Sunday, May 2, 2021

Is it fun to die lots of times and have to replay a gamebook or is it better to be able to complete a gamebook in one go?

EDIT: I had the comments settings so that only members of the blog can comment. I have now changed them so that anyone can comment. Please, knock yourselves out (but comment on the blog first).

So, there are a lot of gamebooks where the choices you make could lead to your character's death. And some of those choices will be completely arbitrary where you have no idea that the choice will lead to your character's death.

Can that be fun?

The consequences of arbitrary choices

You know the kind of choice. The which door kind of choice. Do you go left or right? Do you go through the wooden door on the left or the wooden door on the right? Should you drink out of the left conical flask or the right conical flask?

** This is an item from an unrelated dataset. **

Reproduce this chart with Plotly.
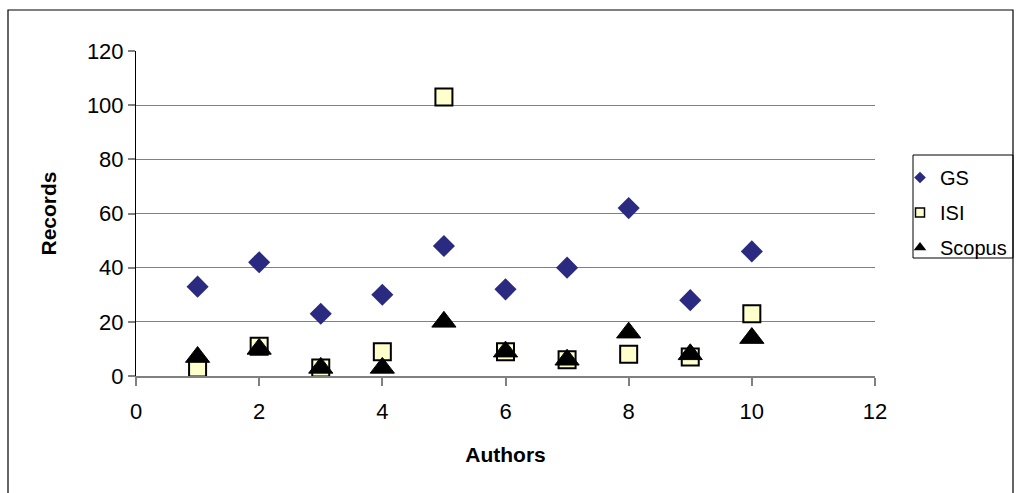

In real life, neither of them, you maniac!

It's probably impossible to have a gamebook with no arbitrary choices. 

However, arbitrary choices can be find. The frustration arises because of the consequences of those choices. If the arbitrary choices mean the difference of a few stamina points or an extra combat or a few more gold pieces, then I'm not going to complain. If there's an arbitrary choice which results in you missing the vital item/clue and you have no idea that you needed it and there is no way of getting it again and there is no other item/clue that you can get that will take its place, then I will find that annoying.

But should it be? If I approached gamebooks with the philosophy that maybe they should be played through several times and the choices should be explored to see how to avoid the death and try a different option, then the gamebook is doing what it intended to.

What method provides more replayability? On the one hand, gamebooks that kill you arbitrarily are replayed to find the right path. Gamebooks that don't kill you arbitrarily could be replayed to see what the different paths do. I suppose it might not make much difference. If you succeed at the gamebook that arbitrarily kills you early on and know that it arbitrarily kills you, then I guess you won't want to bother exploring the other paths. If exploration is more of a fun option, then maybe you will. I guess it also depends on how you feel towards the game. If the gamebook is a challenge to be beaten, then I guess you will replay the book over and over until you win. If you look at it as something to kick back and explore with/create a narrative with then having arbitrary deaths would be a put off.


So which method is more fun? I guess that depends on your gamebook player type. If you like a challenge, then having arbitrary deaths due to choices would be fun.

If you are an explorer/storyteller, then you probably won't want your experience cut short by an arbitrary death.

What do you think?


  1. When I was a lot younger, I was a fan of extreme difficulty in gamebooks. Nowadays I'm much more into gamebooks that encourage repeat play by presenting interesting, explorable worlds, where turning right rather than left (or whatever) presents new challenges rather than guaranteeing failure.

    The mini-adventure I wrote for Fighting Fantazine falls somewhere between the two approaches. There's more than one way to win it (though one victory is 'better'), and I don't think there are any encounters in the adventure of which it could be said 'if you wind up here, you are sure to fail'. Each viable route through the adventure does require the reader to make the 'right' choice in places, and at times that choice is still arbitrary, but in other places there are definite rewards for intelligent gameplay.

  2. Hey Stuart, i really enjoy the blog.

    There are no hooks at the start of the book for beginning again. There is usually no clue along the way as to the misstep that caused your death. Without those it’s too tedious to begin again. Once you ignore the consequences and just keep going as if you won, the game is over and you’re just reading.

    Gamebooks keep the wargame element of hit points, but they drop terrain and enemy unit visibility, and those two things are important for determining strategy. The gamebook might as well be blackjack with a few die rolls to see how much more you lose. There are a lot of ways to shore this up, but it isn’t done because gamebook money is in quantity not quality.